Denying the charge that Bhide had misled people, an MMRCL officer said, “Bhide never took on the Shiv Sena personally. All her media interactions were to remove doubts and rumours being planted about the project.”

Bhide told The Sunday Express, “I think what we as the MMRCL Team have achieved is pretty assuring for the city. Mumbai needs the Metro and I am happy that I could contribute. I am also sure the work will continue to progress at the same speed.”

Others, including Datar, believe Bhide might have acted out of character as she was under pressure to complete the project. Mumbai’s Rs 23,000-crore Metro Line 3 passes through some of its oldest and most congested areas and is the city’s first atempt to take its public transport underground. The pace of the 33.5-km project, launched in October 2016, has been brisk given that it took close to six years to complete Mumbai’s first Metro line, which is only 11.40 km long.

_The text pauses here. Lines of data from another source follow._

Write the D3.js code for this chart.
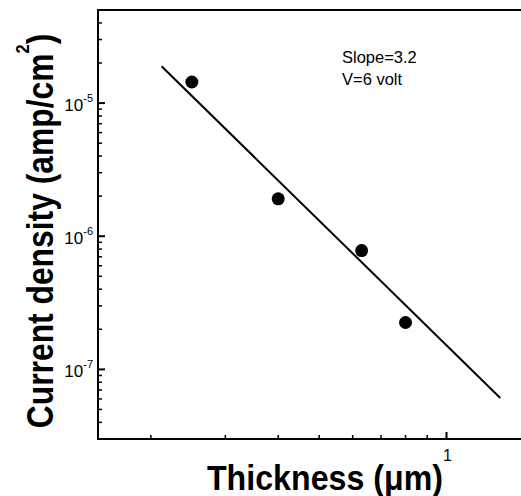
<!DOCTYPE html>
<html>
<head>
<meta charset="utf-8">
<script src="https://cdn.jsdelivr.net/npm/d3@7"></script>
<style>
  body { margin: 0; background: #fff; }
  svg { display: block; font-family: "Liberation Sans", Arial, sans-serif; }
</style>
</head>
<body>
<div id="chart"></div>
<script>
// measured points
var thickness = [0.25, 0.40, 0.63, 0.80];
var currentDensity = [1.44e-5, 1.91e-6, 7.8e-7, 2.25e-7];

// fitted line (end points)
var fitThickness = [0.212, 1.34];
var fitDensity = [1.89e-5, 6.1e-8];

var xMinorTicks = [0.2, 0.3, 0.4, 0.5, 0.6, 0.7, 0.8, 0.9];
var xMajorTicks = [1];
var yMajorTicks = [1e-7, 1e-6, 1e-5];
var yMajorLabels = ['-7', '-6', '-5'];

var annotation = ['Slope=3.2', 'V=6 volt'];

function drawChart() {
    var width = 521, height = 496;
    var margin = {left: 98, top: 10, right: 0, bottom: 57};

    var svg = d3.select('#chart').append('svg')
        .attr('width', width)
        .attr('height', height);

    var x = d3.scaleLog().domain([0.15, 1.5]).range([margin.left, margin.left + 423]);
    var y = d3.scaleLog().domain([3e-8, 5e-5]).range([height - margin.bottom, margin.top]);

    // y minor ticks: 2..9 of each decade
    var yMinor = y.ticks().filter(function(d) {
        return yMajorTicks.indexOf(d) < 0;
    });

    var g = svg.append('g');

    // frame: left, bottom, top
    var x0 = margin.left, y0 = height - margin.bottom, y1 = margin.top;
    g.append('line').attr('x1', x0).attr('x2', width).attr('y1', y0).attr('y2', y0)
        .attr('stroke', '#000').attr('stroke-width', 2);
    g.append('line').attr('x1', x0).attr('x2', x0).attr('y1', y0 + 1).attr('y2', y1 - 1)
        .attr('stroke', '#000').attr('stroke-width', 2);
    g.append('line').attr('x1', x0 - 1).attr('x2', width).attr('y1', y1).attr('y2', y1)
        .attr('stroke', '#000').attr('stroke-width', 2);

    // y ticks (inward)
    g.selectAll('.ymin').data(yMinor).enter().append('line')
        .attr('x1', x0).attr('x2', x0 + 4)
        .attr('y1', function(d) { return y(d); })
        .attr('y2', function(d) { return y(d); })
        .attr('stroke', '#000').attr('stroke-width', 1.5);
    g.selectAll('.ymaj').data(yMajorTicks).enter().append('line')
        .attr('x1', x0).attr('x2', x0 + 7)
        .attr('y1', function(d) { return y(d); })
        .attr('y2', function(d) { return y(d); })
        .attr('stroke', '#000').attr('stroke-width', 2);

    var ylab = g.selectAll('.ylab').data(yMajorTicks).enter().append('text')
        .attr('x', x0 - 5)
        .attr('y', function(d) { return y(d) + 8; })
        .attr('text-anchor', 'end')
        .attr('font-size', 17);
    ylab.append('tspan').text('10');
    ylab.append('tspan').attr('dy', -9).attr('font-size', 11)
        .text(function(d, i) { return yMajorLabels[i]; });

    // x ticks (inward)
    g.selectAll('.xmin').data(xMinorTicks).enter().append('line')
        .attr('x1', function(d) { return x(d); })
        .attr('x2', function(d) { return x(d); })
        .attr('y1', y0).attr('y2', y0 - 4)
        .attr('stroke', '#000').attr('stroke-width', 1.5);
    g.selectAll('.xmaj').data(xMajorTicks).enter().append('line')
        .attr('x1', function(d) { return x(d); })
        .attr('x2', function(d) { return x(d); })
        .attr('y1', y0).attr('y2', y0 - 7)
        .attr('stroke', '#000').attr('stroke-width', 2);
    g.selectAll('.xlab').data(xMajorTicks).enter().append('text')
        .attr('x', function(d) { return x(d) + 1; })
        .attr('y', y0 + 22)
        .attr('text-anchor', 'middle')
        .attr('font-size', 16)
        .text(function(d) { return d; });

    // fit line
    var fit = fitThickness.map(function(d, i) { return [d, fitDensity[i]]; });
    g.append('path')
        .datum(fit)
        .attr('d', d3.line()
            .x(function(d) { return x(d[0]); })
            .y(function(d) { return y(d[1]); }))
        .attr('fill', 'none')
        .attr('stroke', '#000')
        .attr('stroke-width', 2);

    // points
    g.selectAll('circle').data(thickness).enter().append('circle')
        .attr('cx', function(d) { return x(d); })
        .attr('cy', function(d, i) { return y(currentDensity[i]); })
        .attr('r', 6.5)
        .attr('fill', '#000');

    // annotation
    g.selectAll('.note').data(annotation).enter().append('text')
        .attr('x', 342)
        .attr('y', function(d, i) { return 63 + i * 22; })
        .attr('font-size', 16.5)
        .text(function(d) { return d; });

    // axis titles (bold, slightly condensed)
    svg.append('text')
        .attr('transform', 'translate(325,490) scale(0.92,1)')
        .attr('text-anchor', 'middle')
        .attr('font-size', 35).attr('font-weight', 'bold')
        .text('Thickness (\u03bcm)');

    var yt = svg.append('text')
        .attr('transform', 'translate(53,231) rotate(-90) scale(0.86,1)')
        .attr('text-anchor', 'middle')
        .attr('font-size', 37).attr('font-weight', 'bold');
    yt.append('tspan').text('Current density (amp/cm');
    yt.append('tspan').attr('dy', -24).attr('font-size', 19).text('2');
    yt.append('tspan').attr('dy', 24).text(')');
}

document.addEventListener('DOMContentLoaded', drawChart);
</script>
</body>
</html>
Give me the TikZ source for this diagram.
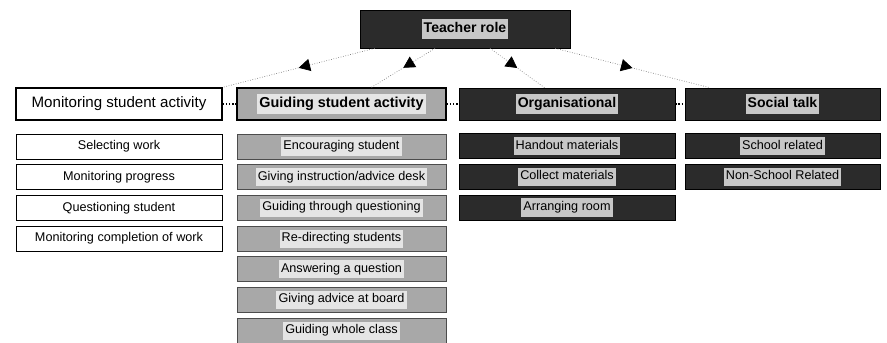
\documentclass[tikz,border=0pt]{standalone}
\usepackage{fontspec}
\setmainfont{Liberation Sans}
\usepackage{xcolor}
\usepackage{tikz}
\usetikzlibrary{arrows.meta, positioning, decorations.markings}
\definecolor{mydark}{rgb}{0.17, 0.17, 0.17}
\definecolor{mygrey}{rgb}{0.66, 0.66, 0.66}
\definecolor{mytagdark}{rgb}{0.78, 0.78, 0.78}
\definecolor{mytaglight}{rgb}{0.90, 0.90, 0.90}
\newcommand{\darktag}[1]{{\setlength{\fboxsep}{1.2pt}\colorbox{mytagdark}{\strut #1}}}
\newcommand{\greytag}[1]{{\setlength{\fboxsep}{1.2pt}\colorbox{mytaglight}{\strut #1}}}
\tikzstyle{rootbox} = [rectangle, minimum width=4.2cm, minimum height=0.76cm, draw=black, fill=mydark, font=\fontsize{8}{9}\selectfont\bfseries]
\tikzstyle{whitehead} = [rectangle, minimum width=4.12cm, minimum height=0.64cm, draw=black, thick, fill=white, font=\fontsize{8.6}{9}\selectfont]
\tikzstyle{greyhead} = [rectangle, minimum width=4.18cm, minimum height=0.64cm, draw=black, thick, fill=mygrey, font=\fontsize{8.2}{9}\selectfont\bfseries]
\tikzstyle{darkhead} = [rectangle, minimum width=4.32cm, minimum height=0.64cm, draw=black, fill=mydark, font=\fontsize{8}{9}\selectfont\bfseries]
\tikzstyle{whitesub} = [rectangle, minimum width=4.12cm, minimum height=0.5cm, inner sep=1pt, draw=black, fill=white, font=\fontsize{7.2}{8}\selectfont]
\tikzstyle{greysub} = [rectangle, minimum width=4.18cm, minimum height=0.5cm, inner sep=1pt, draw=black!70, fill=mygrey, font=\fontsize{7.2}{8}\selectfont]
\tikzstyle{darksub} = [rectangle, minimum width=4.32cm, minimum height=0.5cm, inner sep=1pt, draw=black, fill=mydark, font=\fontsize{7.2}{8}\selectfont]
\tikzstyle{midarrow} = [densely dotted, gray, postaction={decorate, decoration={markings, mark=at position 0.5 with {\arrow[black, solid]{Triangle[length=6.5pt, width=7pt]}}}}]
\tikzstyle{link} = [densely dotted, thick]

\begin{document}
\begin{tikzpicture}[x=0.02cm, y=0.02cm]
    \useasboundingbox (0,0) rectangle (887,-342);
    \node (top) [rootbox] at (465,-29) {\darktag{Teacher role}};
    \node (m) [whitehead] at (119,-104) {Monitoring student activity};
    \node (g) [greyhead] at (341.5,-104) {\greytag{Guiding student activity}};
    \node (o) [darkhead] at (567,-104) {\darktag{Organisational}};
    \node (s) [darkhead, minimum width=3.9cm] at (782.5,-104) {\darktag{Social talk}};
    \draw[link] (m) -- (g);
    \draw[link] (g) -- (o);
    \draw[link] (o) -- (s);
    \draw[midarrow] ([xshift=0.3cm]top.south west) -- (m.north east);
    \draw[midarrow] ([xshift=-0.6cm]top.south) -- ([xshift=0.6cm]g.north);
    \draw[midarrow] ([xshift=0.5cm]top.south) -- ([xshift=-0.45cm]o.north);
    \draw[midarrow] ([xshift=-0.3cm]top.south east) -- ([xshift=0.5cm]s.north west);
    % monitoring
    \node (m1) [whitesub, below=0.26cm of m] {Selecting work};
    \node (m2) [whitesub, below=0.1cm of m1] {Monitoring progress};
    \node (m3) [whitesub, below=0.1cm of m2] {Questioning student};
    \node (m4) [whitesub, below=0.1cm of m3] {Monitoring completion of work};
    % guiding
    \node (g1) [greysub, below=0.26cm of g] {\greytag{Encouraging student}};
    \node (g2) [greysub, below=0.1cm of g1] {\greytag{Giving instruction/advice desk}};
    \node (g3) [greysub, below=0.1cm of g2] {\greytag{Guiding through questioning}};
    \node (g4) [greysub, below=0.1cm of g3] {\greytag{Re-directing students}};
    \node (g5) [greysub, below=0.1cm of g4] {\greytag{Answering a question}};
    \node (g6) [greysub, below=0.1cm of g5] {\greytag{Giving advice at board}};
    \node (g7) [greysub, below=0.1cm of g6] {\greytag{Guiding whole class}};
    % organisational
    \node (o1) [darksub, below=0.26cm of o] {\darktag{Handout materials}};
    \node (o2) [darksub, below=0.1cm of o1] {\darktag{Collect materials}};
    \node (o3) [darksub, below=0.1cm of o2] {\darktag{Arranging room}};
    % social
    \node (s1) [darksub, minimum width=3.9cm, below=0.26cm of s] {\darktag{School related}};
    \node (s2) [darksub, minimum width=3.9cm, below=0.1cm of s1] {\darktag{Non-School Related}};
\end{tikzpicture}
\end{document}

Some have expressed fear that Bhide’s removal may slow the project. Former state chief secretary U P S Madan, who was her senior at the MMRDA, said, “The Metro is perhaps the most challenging project to be ever implemented in Mumbai. It is no mean achievement that she has overseen implementation of 75 per cent of the tunnelling work… Be it rehabilitation of families in Girgaum or tunnelling on the premises of a Parsi fire temple, Bhide was up to the task.”
BJP MLA Ashish Shelar says “while normally every officer is transfered after three years, in this case Bhide was entrusted with a special project. It would have been better if she was allowed to continue”.
However, serving officers warn against equating Bhide with Metro 3, noting that it was unreasonable to expect her to continue till its completion. “The end of her term with the MMRCL is not the end of the road for her. Bhide has a bright future,” said an officer.